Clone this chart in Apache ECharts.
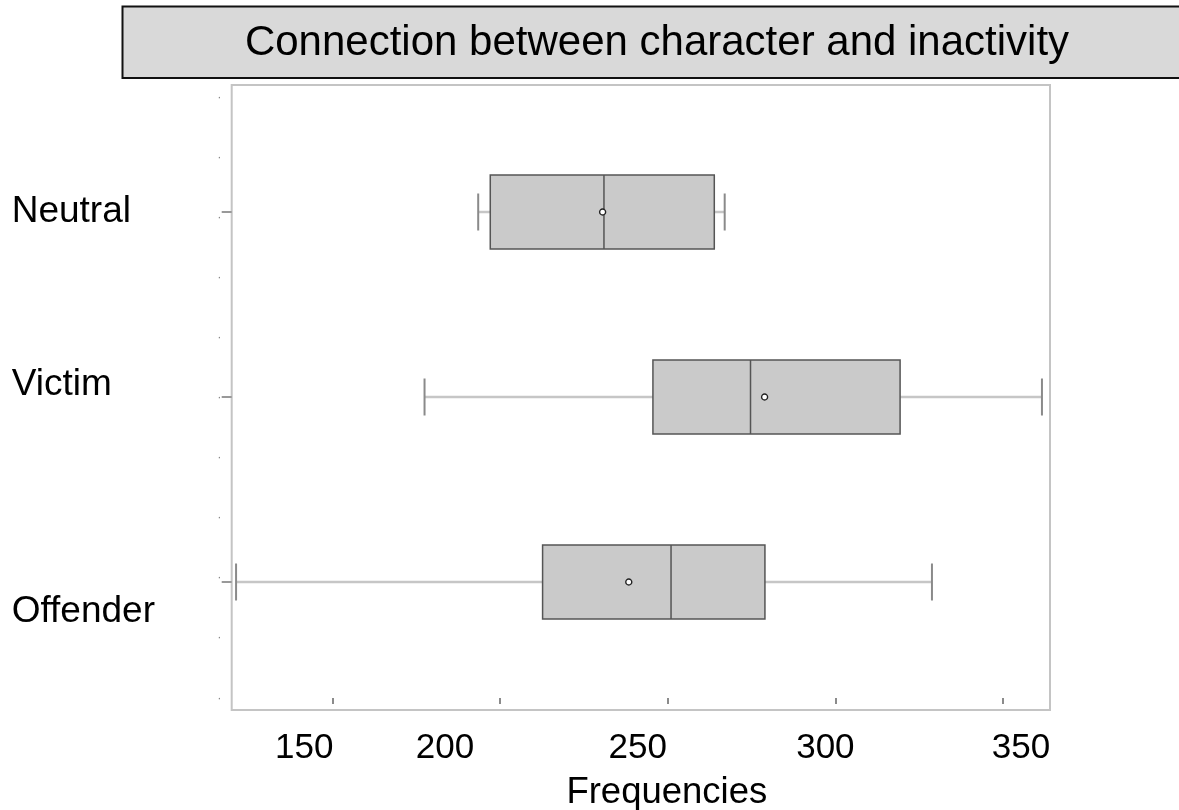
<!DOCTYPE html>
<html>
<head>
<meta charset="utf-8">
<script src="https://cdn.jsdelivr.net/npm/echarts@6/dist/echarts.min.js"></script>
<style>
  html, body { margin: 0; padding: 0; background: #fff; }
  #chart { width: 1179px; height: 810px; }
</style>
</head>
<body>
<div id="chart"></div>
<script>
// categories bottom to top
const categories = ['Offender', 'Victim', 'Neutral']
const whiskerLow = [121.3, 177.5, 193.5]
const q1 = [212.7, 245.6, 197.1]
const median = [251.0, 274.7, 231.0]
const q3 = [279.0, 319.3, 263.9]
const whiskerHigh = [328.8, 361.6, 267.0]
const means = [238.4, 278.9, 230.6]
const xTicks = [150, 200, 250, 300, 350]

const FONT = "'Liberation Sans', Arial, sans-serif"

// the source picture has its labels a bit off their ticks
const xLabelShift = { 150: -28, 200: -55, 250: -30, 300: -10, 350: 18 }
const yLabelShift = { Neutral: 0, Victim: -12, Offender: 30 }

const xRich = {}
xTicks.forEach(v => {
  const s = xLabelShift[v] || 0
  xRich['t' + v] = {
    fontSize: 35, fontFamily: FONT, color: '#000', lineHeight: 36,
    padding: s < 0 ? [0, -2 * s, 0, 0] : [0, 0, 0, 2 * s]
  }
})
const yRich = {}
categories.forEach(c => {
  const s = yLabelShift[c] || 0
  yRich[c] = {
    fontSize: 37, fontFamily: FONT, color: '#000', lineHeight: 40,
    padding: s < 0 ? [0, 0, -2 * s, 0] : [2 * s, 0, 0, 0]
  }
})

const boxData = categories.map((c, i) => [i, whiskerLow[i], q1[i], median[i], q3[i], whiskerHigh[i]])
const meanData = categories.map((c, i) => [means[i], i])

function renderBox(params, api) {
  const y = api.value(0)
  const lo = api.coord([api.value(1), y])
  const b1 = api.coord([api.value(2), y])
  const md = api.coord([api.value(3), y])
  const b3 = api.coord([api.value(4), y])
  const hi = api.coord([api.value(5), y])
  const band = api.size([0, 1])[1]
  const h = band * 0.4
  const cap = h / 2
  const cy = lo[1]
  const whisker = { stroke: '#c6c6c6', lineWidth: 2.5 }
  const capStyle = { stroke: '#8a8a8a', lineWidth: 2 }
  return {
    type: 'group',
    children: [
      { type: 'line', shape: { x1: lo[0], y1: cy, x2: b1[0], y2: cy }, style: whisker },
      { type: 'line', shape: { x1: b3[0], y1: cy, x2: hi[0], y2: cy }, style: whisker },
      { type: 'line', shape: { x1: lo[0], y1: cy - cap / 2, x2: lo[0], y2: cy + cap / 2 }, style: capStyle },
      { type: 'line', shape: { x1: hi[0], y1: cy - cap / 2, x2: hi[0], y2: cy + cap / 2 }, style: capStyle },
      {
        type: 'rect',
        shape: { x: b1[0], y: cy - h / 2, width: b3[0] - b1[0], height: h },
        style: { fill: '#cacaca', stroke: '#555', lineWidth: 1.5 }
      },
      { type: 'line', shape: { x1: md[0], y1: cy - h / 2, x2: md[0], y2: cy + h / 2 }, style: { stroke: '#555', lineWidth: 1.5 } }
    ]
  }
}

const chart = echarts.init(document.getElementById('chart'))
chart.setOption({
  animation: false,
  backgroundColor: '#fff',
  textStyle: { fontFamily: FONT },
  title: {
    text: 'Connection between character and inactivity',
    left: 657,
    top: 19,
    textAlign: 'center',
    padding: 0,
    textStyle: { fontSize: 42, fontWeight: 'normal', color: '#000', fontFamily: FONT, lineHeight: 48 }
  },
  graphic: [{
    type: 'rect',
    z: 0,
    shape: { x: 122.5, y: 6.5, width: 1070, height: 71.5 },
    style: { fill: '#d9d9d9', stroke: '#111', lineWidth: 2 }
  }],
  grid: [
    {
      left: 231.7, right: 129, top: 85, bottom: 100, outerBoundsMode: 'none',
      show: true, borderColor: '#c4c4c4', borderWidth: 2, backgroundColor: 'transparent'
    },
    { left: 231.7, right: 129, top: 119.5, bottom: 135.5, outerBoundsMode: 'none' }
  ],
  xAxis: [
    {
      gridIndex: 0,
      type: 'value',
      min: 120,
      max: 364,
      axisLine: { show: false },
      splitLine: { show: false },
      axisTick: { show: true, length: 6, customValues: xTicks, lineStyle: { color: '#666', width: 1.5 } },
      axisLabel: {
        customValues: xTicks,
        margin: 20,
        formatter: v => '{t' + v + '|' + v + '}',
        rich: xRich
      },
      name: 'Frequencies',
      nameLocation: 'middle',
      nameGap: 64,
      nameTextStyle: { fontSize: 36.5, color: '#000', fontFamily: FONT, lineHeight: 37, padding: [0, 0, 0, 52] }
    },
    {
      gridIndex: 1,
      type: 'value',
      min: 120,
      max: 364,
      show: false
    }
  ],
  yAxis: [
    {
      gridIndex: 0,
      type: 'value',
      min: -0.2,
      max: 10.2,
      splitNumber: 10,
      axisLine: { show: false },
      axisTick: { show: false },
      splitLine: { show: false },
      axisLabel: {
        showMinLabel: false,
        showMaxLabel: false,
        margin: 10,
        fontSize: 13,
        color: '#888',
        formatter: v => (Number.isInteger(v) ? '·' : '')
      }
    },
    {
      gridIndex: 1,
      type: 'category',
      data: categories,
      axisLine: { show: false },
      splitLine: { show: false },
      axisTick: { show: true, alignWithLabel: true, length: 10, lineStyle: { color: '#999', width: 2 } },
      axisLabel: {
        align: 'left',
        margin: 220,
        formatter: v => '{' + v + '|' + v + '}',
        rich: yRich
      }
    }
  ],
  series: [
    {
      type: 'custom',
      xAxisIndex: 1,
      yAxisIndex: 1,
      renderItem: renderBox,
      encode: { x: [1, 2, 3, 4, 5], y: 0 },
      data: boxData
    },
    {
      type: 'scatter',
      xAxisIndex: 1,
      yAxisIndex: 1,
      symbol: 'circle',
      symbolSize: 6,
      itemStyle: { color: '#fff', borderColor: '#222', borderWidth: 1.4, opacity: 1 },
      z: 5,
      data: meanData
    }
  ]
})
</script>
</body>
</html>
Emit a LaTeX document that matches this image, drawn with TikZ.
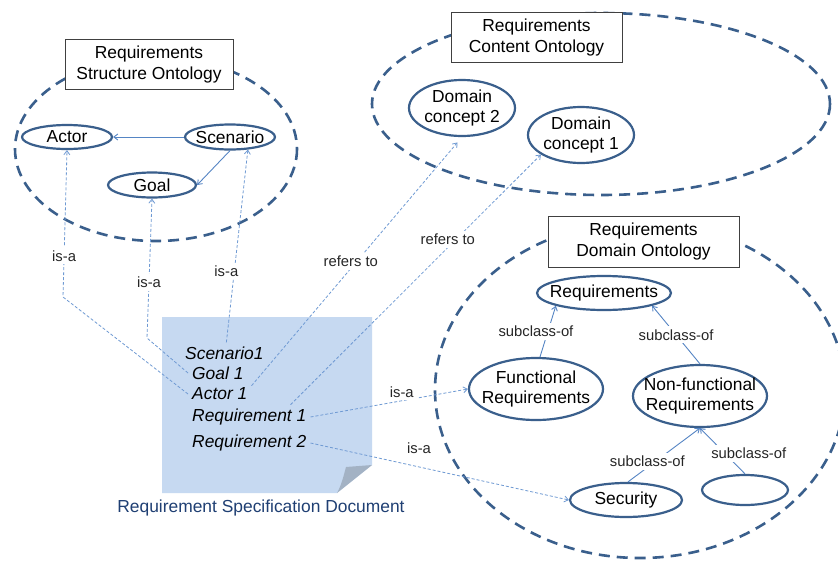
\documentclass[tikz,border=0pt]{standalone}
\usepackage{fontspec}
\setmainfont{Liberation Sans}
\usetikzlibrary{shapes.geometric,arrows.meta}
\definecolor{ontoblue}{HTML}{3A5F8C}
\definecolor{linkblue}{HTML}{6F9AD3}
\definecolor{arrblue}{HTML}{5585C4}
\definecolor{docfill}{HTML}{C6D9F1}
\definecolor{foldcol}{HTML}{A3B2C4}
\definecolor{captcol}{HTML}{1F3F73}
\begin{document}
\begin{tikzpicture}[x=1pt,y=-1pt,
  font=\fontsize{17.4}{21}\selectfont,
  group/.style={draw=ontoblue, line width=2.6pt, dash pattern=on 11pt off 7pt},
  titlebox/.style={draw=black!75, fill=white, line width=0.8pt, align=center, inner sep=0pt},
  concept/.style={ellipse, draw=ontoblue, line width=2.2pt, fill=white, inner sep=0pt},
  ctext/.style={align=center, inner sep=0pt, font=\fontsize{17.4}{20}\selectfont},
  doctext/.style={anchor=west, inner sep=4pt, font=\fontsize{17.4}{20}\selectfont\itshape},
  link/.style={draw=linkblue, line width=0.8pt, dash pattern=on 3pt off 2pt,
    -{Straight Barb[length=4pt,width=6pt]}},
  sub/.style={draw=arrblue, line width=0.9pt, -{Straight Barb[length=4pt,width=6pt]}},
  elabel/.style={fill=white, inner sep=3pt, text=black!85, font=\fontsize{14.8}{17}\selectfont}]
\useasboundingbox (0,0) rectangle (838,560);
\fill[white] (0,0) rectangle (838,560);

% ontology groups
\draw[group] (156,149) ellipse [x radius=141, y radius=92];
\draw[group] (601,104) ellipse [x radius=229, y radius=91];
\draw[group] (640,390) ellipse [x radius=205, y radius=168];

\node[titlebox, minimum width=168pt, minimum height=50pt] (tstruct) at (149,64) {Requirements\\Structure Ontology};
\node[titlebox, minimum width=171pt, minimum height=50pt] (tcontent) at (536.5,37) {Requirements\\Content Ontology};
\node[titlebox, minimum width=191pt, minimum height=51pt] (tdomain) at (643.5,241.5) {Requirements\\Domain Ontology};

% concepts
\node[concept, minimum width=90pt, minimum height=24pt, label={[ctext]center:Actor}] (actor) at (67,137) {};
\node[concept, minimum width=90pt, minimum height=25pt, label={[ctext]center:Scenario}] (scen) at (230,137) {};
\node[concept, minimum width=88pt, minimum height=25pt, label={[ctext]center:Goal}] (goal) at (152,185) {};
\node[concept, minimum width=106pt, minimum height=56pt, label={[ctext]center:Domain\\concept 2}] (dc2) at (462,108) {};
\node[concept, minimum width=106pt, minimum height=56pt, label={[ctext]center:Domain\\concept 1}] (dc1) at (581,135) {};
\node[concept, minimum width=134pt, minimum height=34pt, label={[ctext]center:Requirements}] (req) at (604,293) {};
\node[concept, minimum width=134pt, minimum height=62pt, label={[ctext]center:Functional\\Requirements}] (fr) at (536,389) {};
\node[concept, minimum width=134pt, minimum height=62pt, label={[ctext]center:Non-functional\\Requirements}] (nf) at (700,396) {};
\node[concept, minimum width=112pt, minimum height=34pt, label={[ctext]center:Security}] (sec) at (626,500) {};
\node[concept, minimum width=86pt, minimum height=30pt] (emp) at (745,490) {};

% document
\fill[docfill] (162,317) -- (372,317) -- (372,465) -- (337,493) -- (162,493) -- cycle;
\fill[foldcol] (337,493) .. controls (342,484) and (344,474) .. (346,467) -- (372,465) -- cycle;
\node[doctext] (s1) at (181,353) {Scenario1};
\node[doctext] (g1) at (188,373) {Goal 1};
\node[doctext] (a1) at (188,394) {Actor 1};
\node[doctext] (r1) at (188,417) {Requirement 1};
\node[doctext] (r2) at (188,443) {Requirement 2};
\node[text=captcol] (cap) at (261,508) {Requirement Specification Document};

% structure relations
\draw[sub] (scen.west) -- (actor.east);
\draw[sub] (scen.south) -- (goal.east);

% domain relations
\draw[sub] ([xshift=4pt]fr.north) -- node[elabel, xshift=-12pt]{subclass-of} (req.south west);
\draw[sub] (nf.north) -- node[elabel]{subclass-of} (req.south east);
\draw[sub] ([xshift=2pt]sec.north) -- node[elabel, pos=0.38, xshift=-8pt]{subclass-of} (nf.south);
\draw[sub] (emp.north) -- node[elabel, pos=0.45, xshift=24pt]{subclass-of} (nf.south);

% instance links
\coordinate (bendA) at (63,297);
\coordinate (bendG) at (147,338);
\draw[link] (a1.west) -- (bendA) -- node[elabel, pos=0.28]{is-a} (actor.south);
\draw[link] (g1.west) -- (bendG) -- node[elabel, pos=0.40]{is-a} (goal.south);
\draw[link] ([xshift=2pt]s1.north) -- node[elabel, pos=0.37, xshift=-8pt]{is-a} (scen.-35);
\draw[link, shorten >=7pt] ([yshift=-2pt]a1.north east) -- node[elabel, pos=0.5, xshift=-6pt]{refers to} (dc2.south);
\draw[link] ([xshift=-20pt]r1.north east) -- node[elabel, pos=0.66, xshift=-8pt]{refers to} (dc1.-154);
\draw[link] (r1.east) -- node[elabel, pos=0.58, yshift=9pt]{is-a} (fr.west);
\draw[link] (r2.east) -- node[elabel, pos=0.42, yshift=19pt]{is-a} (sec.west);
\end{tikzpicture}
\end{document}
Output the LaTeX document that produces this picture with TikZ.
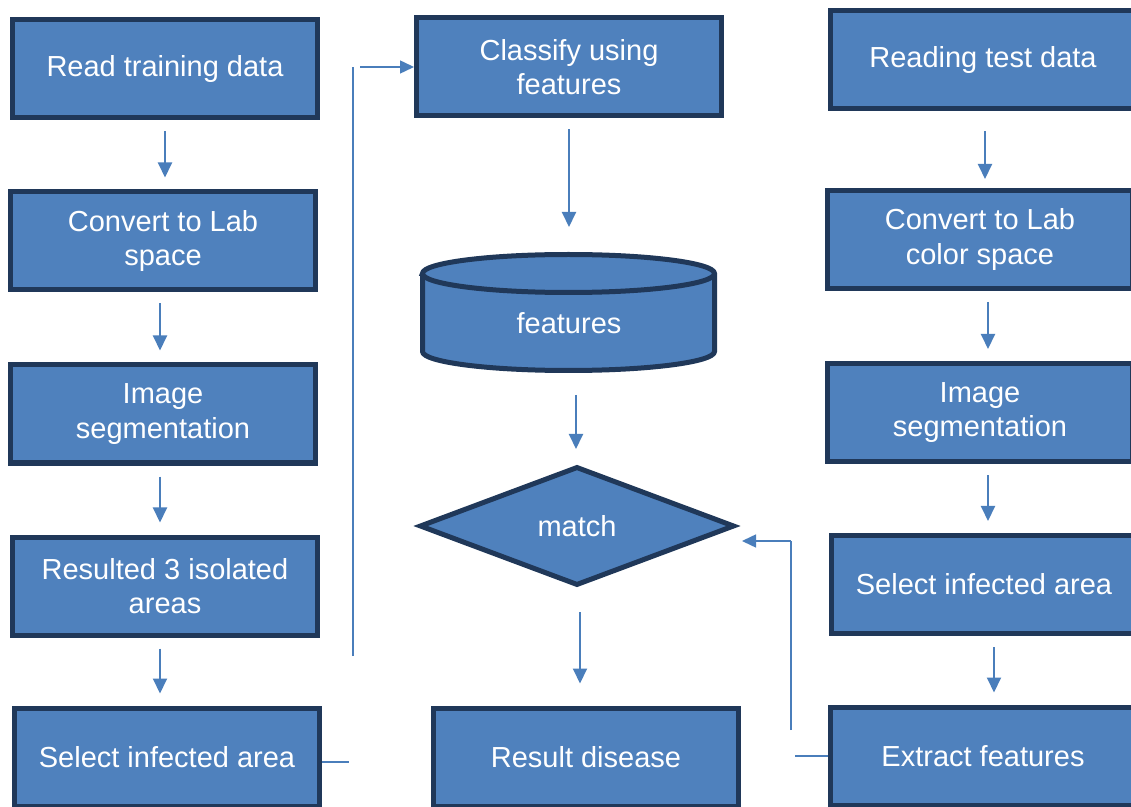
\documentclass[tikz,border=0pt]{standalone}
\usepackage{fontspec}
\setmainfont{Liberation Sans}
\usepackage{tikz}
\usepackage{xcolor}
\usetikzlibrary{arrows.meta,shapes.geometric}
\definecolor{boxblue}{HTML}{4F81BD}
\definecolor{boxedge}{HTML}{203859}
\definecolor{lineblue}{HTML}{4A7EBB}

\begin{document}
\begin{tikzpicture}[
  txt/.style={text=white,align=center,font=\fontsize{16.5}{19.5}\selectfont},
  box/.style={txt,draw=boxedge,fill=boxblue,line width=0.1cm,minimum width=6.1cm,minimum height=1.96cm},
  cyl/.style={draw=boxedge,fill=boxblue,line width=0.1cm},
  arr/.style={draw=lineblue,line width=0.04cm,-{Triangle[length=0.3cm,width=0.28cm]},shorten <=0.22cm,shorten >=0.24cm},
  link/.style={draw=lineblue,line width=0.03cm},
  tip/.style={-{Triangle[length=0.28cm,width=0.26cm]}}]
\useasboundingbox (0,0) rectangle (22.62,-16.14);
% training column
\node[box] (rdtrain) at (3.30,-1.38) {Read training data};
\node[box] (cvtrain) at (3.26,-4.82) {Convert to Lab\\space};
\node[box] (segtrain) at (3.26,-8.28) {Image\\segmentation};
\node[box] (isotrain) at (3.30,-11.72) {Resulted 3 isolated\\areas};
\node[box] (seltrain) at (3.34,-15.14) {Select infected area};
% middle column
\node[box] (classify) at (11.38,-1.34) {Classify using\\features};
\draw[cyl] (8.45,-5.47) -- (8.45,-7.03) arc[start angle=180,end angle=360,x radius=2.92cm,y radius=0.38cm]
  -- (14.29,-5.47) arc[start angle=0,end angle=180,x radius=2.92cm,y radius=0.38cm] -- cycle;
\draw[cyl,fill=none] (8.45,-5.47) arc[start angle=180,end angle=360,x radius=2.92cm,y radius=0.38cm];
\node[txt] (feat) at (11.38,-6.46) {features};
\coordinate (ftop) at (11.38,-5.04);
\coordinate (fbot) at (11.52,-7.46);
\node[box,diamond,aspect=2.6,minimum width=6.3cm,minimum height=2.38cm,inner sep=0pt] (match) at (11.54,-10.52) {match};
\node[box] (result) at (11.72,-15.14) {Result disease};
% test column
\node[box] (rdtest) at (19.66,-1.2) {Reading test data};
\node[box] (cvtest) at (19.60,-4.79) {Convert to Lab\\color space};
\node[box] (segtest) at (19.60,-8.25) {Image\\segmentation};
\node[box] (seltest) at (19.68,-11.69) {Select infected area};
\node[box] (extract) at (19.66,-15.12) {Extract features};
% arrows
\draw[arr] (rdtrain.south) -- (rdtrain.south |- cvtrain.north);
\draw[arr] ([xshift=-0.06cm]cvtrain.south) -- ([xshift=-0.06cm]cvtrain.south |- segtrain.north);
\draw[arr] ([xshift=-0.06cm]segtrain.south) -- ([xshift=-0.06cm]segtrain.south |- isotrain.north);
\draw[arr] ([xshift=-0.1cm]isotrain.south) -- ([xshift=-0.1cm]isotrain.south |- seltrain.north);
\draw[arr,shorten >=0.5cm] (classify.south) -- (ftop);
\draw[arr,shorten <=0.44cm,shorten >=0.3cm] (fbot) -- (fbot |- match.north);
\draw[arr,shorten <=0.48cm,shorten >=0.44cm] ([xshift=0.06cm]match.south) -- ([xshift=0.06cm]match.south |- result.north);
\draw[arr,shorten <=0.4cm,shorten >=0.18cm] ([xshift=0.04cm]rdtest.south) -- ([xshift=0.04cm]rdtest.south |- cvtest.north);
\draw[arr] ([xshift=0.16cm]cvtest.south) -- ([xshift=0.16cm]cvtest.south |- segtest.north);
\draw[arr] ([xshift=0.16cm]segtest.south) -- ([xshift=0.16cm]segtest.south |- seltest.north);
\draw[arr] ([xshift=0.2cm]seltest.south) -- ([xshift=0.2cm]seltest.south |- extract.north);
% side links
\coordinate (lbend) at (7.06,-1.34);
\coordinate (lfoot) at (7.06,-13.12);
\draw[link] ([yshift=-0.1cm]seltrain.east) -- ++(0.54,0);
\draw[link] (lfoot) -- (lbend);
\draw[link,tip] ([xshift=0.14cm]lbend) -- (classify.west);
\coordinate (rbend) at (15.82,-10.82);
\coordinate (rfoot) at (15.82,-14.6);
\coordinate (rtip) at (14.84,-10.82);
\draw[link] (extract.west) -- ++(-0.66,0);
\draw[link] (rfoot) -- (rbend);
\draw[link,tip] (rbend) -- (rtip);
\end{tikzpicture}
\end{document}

Work to complete ::
Search the data above for the word "LaTeX", then gather each line in which it appears.

Solved problem ::
Emit a LaTeX document that matches this image, drawn with TikZ.
Output the LaTeX document that produces this picture with TikZ.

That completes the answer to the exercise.